§ What you need to do: Output the material exactly, but drop every image it holds.

§ Source data:

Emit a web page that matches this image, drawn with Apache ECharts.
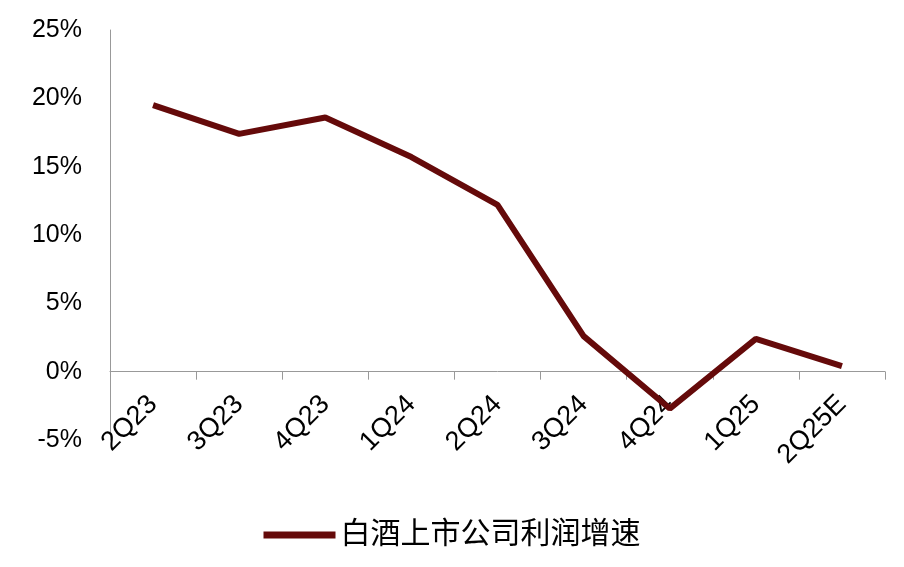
<!DOCTYPE html>
<html><head><meta charset="utf-8">
<script src="https://cdn.jsdelivr.net/npm/echarts@6/dist/echarts.min.js"></script>
<style>html,body{margin:0;padding:0;background:#fff}#c{width:904px;height:567px}</style>
</head><body><div id="c"></div>
<script>
const categories = ['2Q23','3Q23','4Q23','1Q24','2Q24','3Q24','4Q24','1Q25','2Q25E'];
const growth = [19.5, 17.4, 18.6, 15.7, 12.2, 2.6, -2.7, 2.4, 0.4];
const seriesName = '白酒上市公司利润增速';
const font = '"Liberation Sans", Arial, "Noto Sans CJK SC", sans-serif';
const chart = echarts.init(document.getElementById('c'));
chart.setOption({
  animation: false,
  grid: {left: 110, right: 19, top: 30, bottom: 127},
  legend: {bottom: 12, left: 'center', itemWidth: 72, itemHeight: 7, icon: 'rect', itemGap: 10,
    textStyle: {fontSize: 30, color: '#000', fontFamily: font},
    data: [seriesName]},
  xAxis: {type: 'category', data: categories, boundaryGap: true,
    axisLine: {onZero: true, lineStyle: {color: '#999'}},
    axisTick: {show: true, length: 8, lineStyle: {color: '#999'}},
    axisLabel: {rotate: 45, fontSize: 27, color: '#000', fontFamily: font, margin: -40}},
  yAxis: {type: 'value', min: -5, max: 25, interval: 5,
    axisLine: {show: true, lineStyle: {color: '#999'}},
    axisTick: {show: false}, splitLine: {show: false},
    axisLabel: {formatter: '{value}%', fontSize: 25, color: '#000', fontFamily: font, margin: 28}},
  series: [{name: seriesName, type: 'line', data: growth, symbol: 'none',
    lineStyle: {color: '#650A0A', width: 6}, itemStyle: {color: '#650A0A'}}]
});
</script></body></html>
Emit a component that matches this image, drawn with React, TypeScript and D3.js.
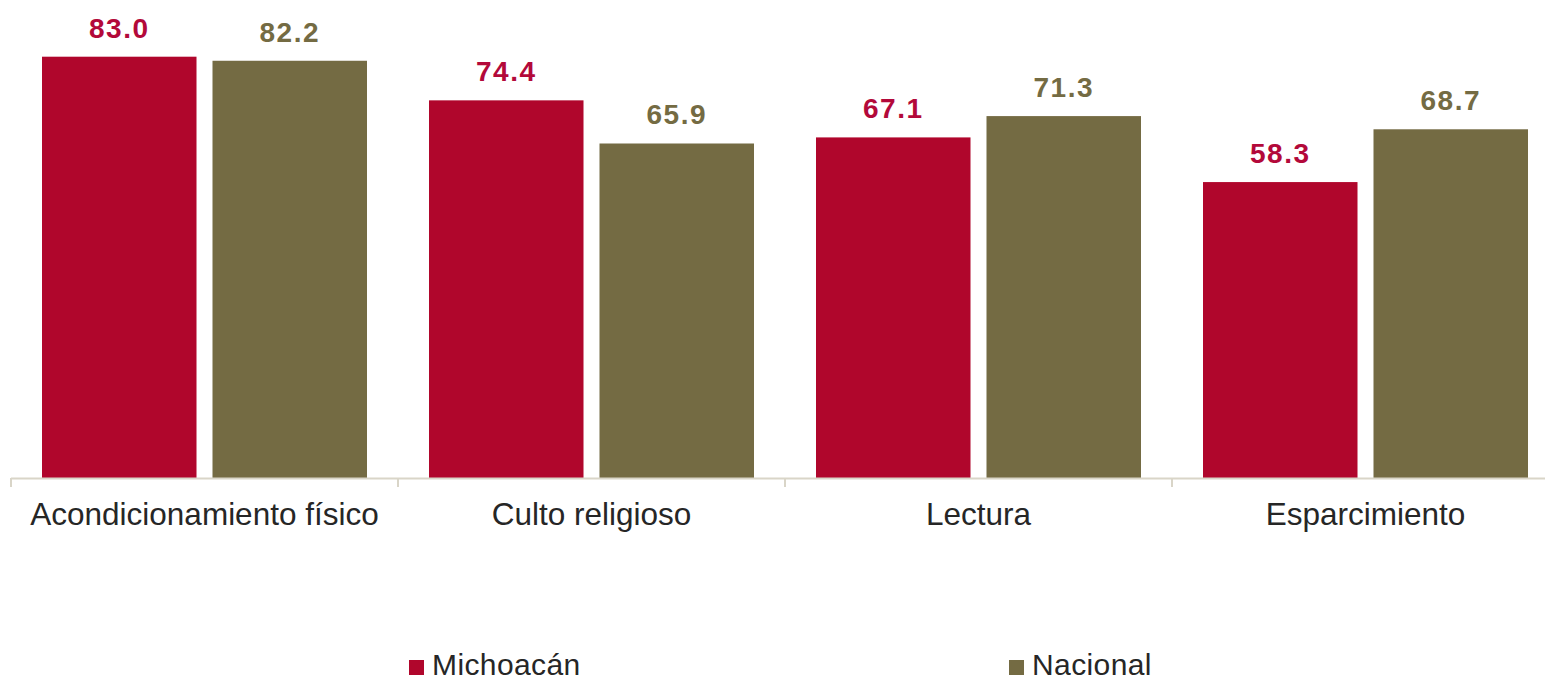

§ Output below:
Emit a web page that matches this image, drawn with Apache ECharts.
<!DOCTYPE html>
<html><head><meta charset="utf-8">
<script src="https://cdn.jsdelivr.net/npm/echarts@6/dist/echarts.min.js"></script>
<style>html,body{margin:0;padding:0;background:#fff}#c{width:904px;height:567px}</style>
</head><body><div id="c"></div>
<script>
const categories = ['2Q23','3Q23','4Q23','1Q24','2Q24','3Q24','4Q24','1Q25','2Q25E'];
const growth = [19.5, 17.4, 18.6, 15.7, 12.2, 2.6, -2.7, 2.4, 0.4];
const seriesName = '白酒上市公司利润增速';
const font = '"Liberation Sans", Arial, "Noto Sans CJK SC", sans-serif';
const chart = echarts.init(document.getElementById('c'));
chart.setOption({
  animation: false,
  grid: {left: 110, right: 19, top: 30, bottom: 127},
  legend: {bottom: 12, left: 'center', itemWidth: 72, itemHeight: 7, icon: 'rect', itemGap: 10,
    textStyle: {fontSize: 30, color: '#000', fontFamily: font},
    data: [seriesName]},
  xAxis: {type: 'category', data: categories, boundaryGap: true,
    axisLine: {onZero: true, lineStyle: {color: '#999'}},
    axisTick: {show: true, length: 8, lineStyle: {color: '#999'}},
    axisLabel: {rotate: 45, fontSize: 27, color: '#000', fontFamily: font, margin: -40}},
  yAxis: {type: 'value', min: -5, max: 25, interval: 5,
    axisLine: {show: true, lineStyle: {color: '#999'}},
    axisTick: {show: false}, splitLine: {show: false},
    axisLabel: {formatter: '{value}%', fontSize: 25, color: '#000', fontFamily: font, margin: 28}},
  series: [{name: seriesName, type: 'line', data: growth, symbol: 'none',
    lineStyle: {color: '#650A0A', width: 6}, itemStyle: {color: '#650A0A'}}]
});
</script></body></html>
Emit a component that matches this image, drawn with React, TypeScript and D3.js.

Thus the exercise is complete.